The Caixin China General Services Business Activity Index fell to 52.5 in December from 53.5 in November, but the reading showed that business activity across the services sector continued to expand. A number above 50 indicates an expansion in activity, while a figure below that points to a contraction.
Along with a slowing expansion in the country’s manufacturing activity, the Caixin China Composite Output Index, which covers both manufacturing and service companies, dropped to 52.6 in December from a 21-month high of 53.2 in the previous month.
The reading showed that “China’s overall economy continued to stabilize,” said Zhong Zhengsheng, director of macroeconomic analysis at CEBM Group Ltd., an affiliate of Caixin Global.
Total new business placed with services providers grew at the fastest pace in three months in December, according to the survey. The faster growth was driven by new orders gained from a larger client base, companies’ new product offerings and improved marketing strategies.
New export business in December, however, grew at the slowest pace since June, coming off a solid expansion in November. The reading reflected “slowing expansion of foreign demand,” Zhong said.
The measure for employment across the services sector fell to its lowest point in five months despite remaining in positive territory, with a number of companies adopting a relatively cautious approach to hiring to keep costs down and operations efficient. The gauge for unfinished workloads began growing again in December after shrinking in November.

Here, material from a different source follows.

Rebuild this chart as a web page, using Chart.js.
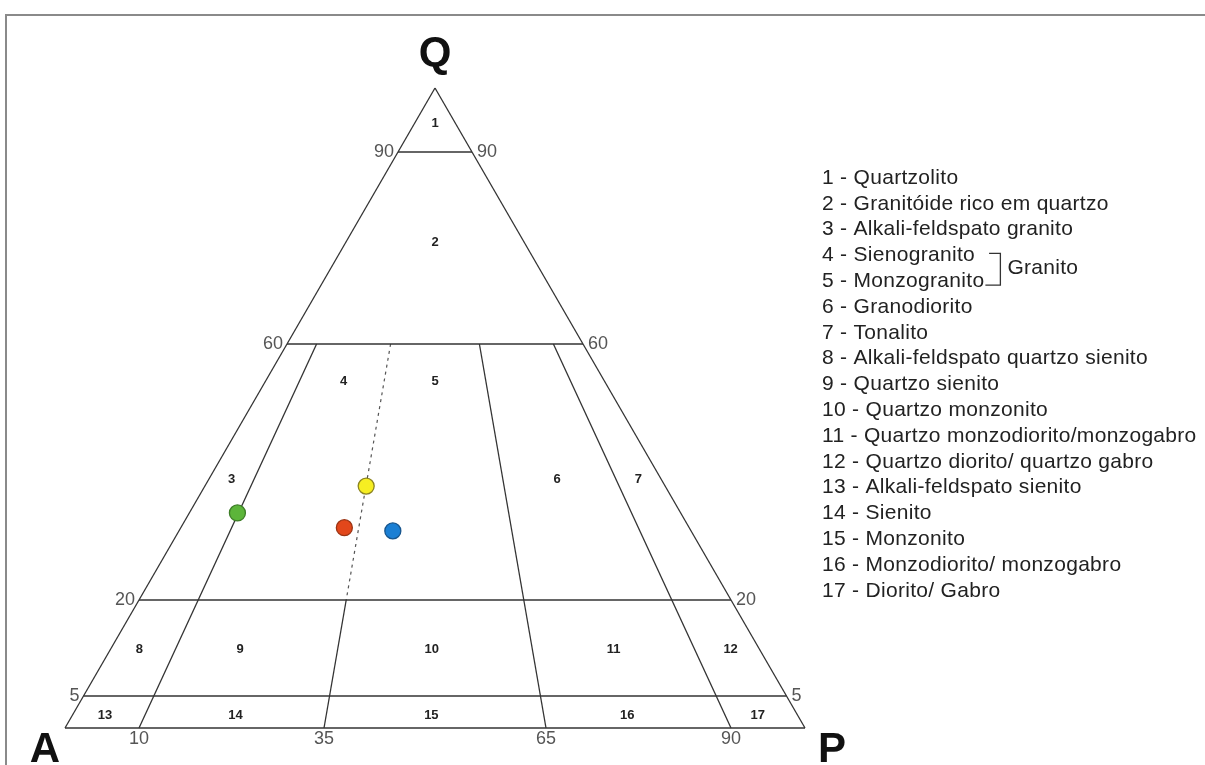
<!DOCTYPE html>
<html>
<head>
<meta charset="utf-8">
<script src="https://cdn.jsdelivr.net/npm/chart.js@4/dist/chart.umd.min.js"></script>
<style>
  html, body { margin: 0; padding: 0; background: #fff; }
  #wrap { position: relative; width: 1205px; height: 765px; }
</style>
</head>
<body>
<div id="wrap"><canvas id="qap" width="1205" height="765"></canvas></div>
<script>
// samples plotted in the QAP diagram (percent, Q + A + P = 100)
const sampleQ = [33.6, 37.8, 31.3, 30.8];
const sampleA = [59.9, 40.4, 46.6, 40.3];
const sampleP = [6.5, 21.8, 22.1, 28.9];
const sampleColors = ["#5cb53a", "#f6ee22", "#e2471b", "#1b7fd4"];
const sampleBorders = ["#3d7d27", "#8c8420", "#9a3414", "#17558d"];

// field boundaries: Q levels (horizontal) and P/(A+P) ratios (radial)
const qLevels = [90, 60, 20, 5];
const ratioLevels = [10, 35, 65, 90];

// field numbers, placed by Q and P/(A+P) ratio
const fieldNames = ["1", "2", "3", "4", "5", "6", "7", "8", "9", "10", "11", "12", "13", "14", "15", "16", "17"];
const fieldQ = [94.5, 75.8, 38.9, 54.2, 54.2, 38.9, 38.9, 12.2, 12.2, 12.2, 12.2, 12.2, 2, 2, 2, 2, 2];
const fieldRatio = [50, 50, 5, 23, 50, 77, 95, 4.5, 20, 49.5, 77.5, 95.5, 4.5, 22.5, 49.5, 76.5, 94.5];

const legendItems = [
  "1 - Quartzolito",
  "2 - Granitóide rico em quartzo",
  "3 - Alkali-feldspato granito",
  "4 - Sienogranito",
  "5 - Monzogranito",
  "6 - Granodiorito",
  "7 - Tonalito",
  "8 - Alkali-feldspato quartzo sienito",
  "9 - Quartzo sienito",
  "10 - Quartzo monzonito",
  "11 - Quartzo monzodiorito/monzogabro",
  "12 - Quartzo diorito/ quartzo gabro",
  "13 - Alkali-feldspato sienito",
  "14 - Sienito",
  "15 - Monzonito",
  "16 - Monzodiorito/ monzogabro",
  "17 - Diorito/ Gabro",
];

const H = Math.sqrt(3) / 2;

// ternary (Q, A, P) -> cartesian, A at left, P at right, Q on top
function tern(q, a, p) {
  const s = q + a + p;
  return { x: ((p + q / 2) / s) * 100, y: (q / s) * 100 * H };
}
// point at a given Q level with a given P/(A+P) ratio
function atRatio(q, r) {
  return tern(q, (100 - q) * (1 - r / 100), (100 - q) * (r / 100));
}

const lineColor = "#333";
function segment(p1, p2, dash) {
  return {
    type: "scatter",
    data: [p1, p2],
    showLine: true,
    borderColor: dash ? "#555" : lineColor,
    borderWidth: dash ? 1.2 : 1.3,
    borderDash: dash ? [3, 4] : [],
    pointRadius: 0,
    clip: false,
  };
}

const datasets = [];
// samples first so they are drawn on top of the field lines
datasets.push({
  type: "scatter",
  data: sampleQ.map((q, i) => tern(q, sampleA[i], sampleP[i])),
  backgroundColor: sampleColors,
  borderColor: sampleBorders,
  borderWidth: 1.3,
  pointRadius: 8,
  clip: false,
});
// outline
datasets.push(segment(tern(0, 100, 0), tern(0, 0, 100)));
datasets.push(segment(tern(0, 100, 0), tern(100, 0, 0)));
datasets.push(segment(tern(0, 0, 100), tern(100, 0, 0)));
qLevels.forEach((q) => {
  datasets.push(segment(atRatio(q, 0), atRatio(q, 100)));
});
ratioLevels.forEach((r) => {
  if (r === 35) {
    // syeno/monzogranite divide is dashed inside the granite field
    datasets.push(segment(atRatio(60, r), atRatio(20, r), true));
    datasets.push(segment(atRatio(20, r), atRatio(0, r)));
  } else {
    datasets.push(segment(atRatio(60, r), atRatio(0, r)));
  }
});

const textPlugin = {
  id: "qapText",
  beforeDraw(chart) {
    const ctx = chart.ctx;
    ctx.save();
    ctx.fillStyle = "#fff";
    ctx.fillRect(0, 0, chart.width, chart.height);
    // frame of the original figure
    ctx.strokeStyle = "#8a8a8a";
    ctx.lineWidth = 2;
    ctx.beginPath();
    ctx.moveTo(6, 765);
    ctx.lineTo(6, 15);
    ctx.lineTo(1205, 15);
    ctx.stroke();
    ctx.restore();
  },
  afterDatasetsDraw(chart) {
    const ctx = chart.ctx;
    const xs = chart.scales.x;
    const ys = chart.scales.y;
    const px = (pt) => [xs.getPixelForValue(pt.x), ys.getPixelForValue(pt.y)];
    ctx.save();

    // field numbers
    ctx.fillStyle = "#222";
    ctx.font = "bold 13px 'Liberation Sans', Arial, sans-serif";
    ctx.textAlign = "center";
    ctx.textBaseline = "middle";
    fieldNames.forEach((n, i) => {
      const [x, y] = px(atRatio(fieldQ[i], fieldRatio[i]));
      ctx.fillText(n, x, y);
    });

    // tick values on both sides and along the base
    ctx.fillStyle = "#555";
    ctx.font = "18px 'Liberation Sans Narrow', 'Liberation Sans', Arial, sans-serif";
    qLevels.forEach((q) => {
      let [x, y] = px(atRatio(q, 0));
      ctx.textAlign = "right";
      ctx.fillText(String(q), x - 4, y);
      [x, y] = px(atRatio(q, 100));
      ctx.textAlign = "left";
      ctx.fillText(String(q), x + 5, y);
    });
    ctx.textAlign = "center";
    ctx.textBaseline = "top";
    ratioLevels.forEach((r) => {
      const [x, y] = px(atRatio(0, r));
      ctx.fillText(String(r), x, y + 2);
    });

    // apex letters
    ctx.fillStyle = "#111";
    ctx.font = "bold 42px 'Liberation Sans', Arial, sans-serif";
    ctx.textBaseline = "alphabetic";
    let [qx, qy] = px(tern(100, 0, 0));
    ctx.fillText("Q", qx, qy - 22);
    let [ax, ay] = px(tern(0, 100, 0));
    ctx.fillText("A", ax - 20, ay + 34);
    let [pX, pY] = px(tern(0, 0, 100));
    ctx.fillText("P", pX + 27, pY + 34);

    // field list
    ctx.fillStyle = "#222";
    ctx.font = "21px 'Liberation Sans', Arial, sans-serif";
    ctx.letterSpacing = "0.3px";
    ctx.textAlign = "left";
    ctx.textBaseline = "middle";
    const lx = 822, ly = 178, step = 25.8;
    legendItems.forEach((t, i) => ctx.fillText(t, lx, ly + i * step));
    // bracket grouping 4 and 5 as Granito
    const w4 = ctx.measureText(legendItems[3]).width;
    const w5 = ctx.measureText(legendItems[4]).width;
    const y4 = ly + 3 * step - 2, y5 = ly + 4 * step + 4;
    const bx = lx + w5 + 16;
    ctx.strokeStyle = "#333";
    ctx.lineWidth = 1.3;
    ctx.beginPath();
    ctx.moveTo(lx + w4 + 14, y4);
    ctx.lineTo(bx, y4);
    ctx.lineTo(bx, y5);
    ctx.lineTo(lx + w5 + 1, y5);
    ctx.stroke();
    ctx.fillText("Granito", bx + 7, (y4 + y5) / 2 - 1);

    ctx.restore();
  },
};

new Chart(document.getElementById("qap"), {
  type: "scatter",
  data: { datasets: datasets },
  options: {
    responsive: false,
    animation: false,
    devicePixelRatio: 1,
    layout: { padding: { left: 65, right: 400, top: 88, bottom: 37 } },
    scales: {
      x: { type: "linear", min: 0, max: 100, display: false },
      y: { type: "linear", min: 0, max: 100 * H, display: false },
    },
    plugins: {
      legend: { display: false },
      tooltip: { enabled: false },
    },
  },
  plugins: [textPlugin],
});
</script>
</body>
</html>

The gauge for prices charged by services providers in December contracted for the first time since September 2018, falling to its lowest point since August 2017. The drop was larger than a decline in the gauge for input costs in December, which remained in expansionary territory. That suggested “the rise in services demand was possibly due to greater sales promotions,” Zhong said.
Conditions also depressed the confidence of services providers, with optimism about the outlook for the next 12 months falling to its lowest since late 2015.
China’s economic growth in the first three quarters of this year slipped to 6.2%, the slowest in nearly three decades, as domestic and global demand weakened amid an ongoing trade war with the U.S. Economists forecast the slowdown will continue in 2020, with some projecting growth will drop below 6% for the first time since 1990.
“Looking forward, the phase one trade deal between China and the U.S. should be able to help corporate sentiment recover. China’s economy is likely to get off to a quick start in 2020, but it will still be constrained by limited demand for the rest of the year,” Zhong said.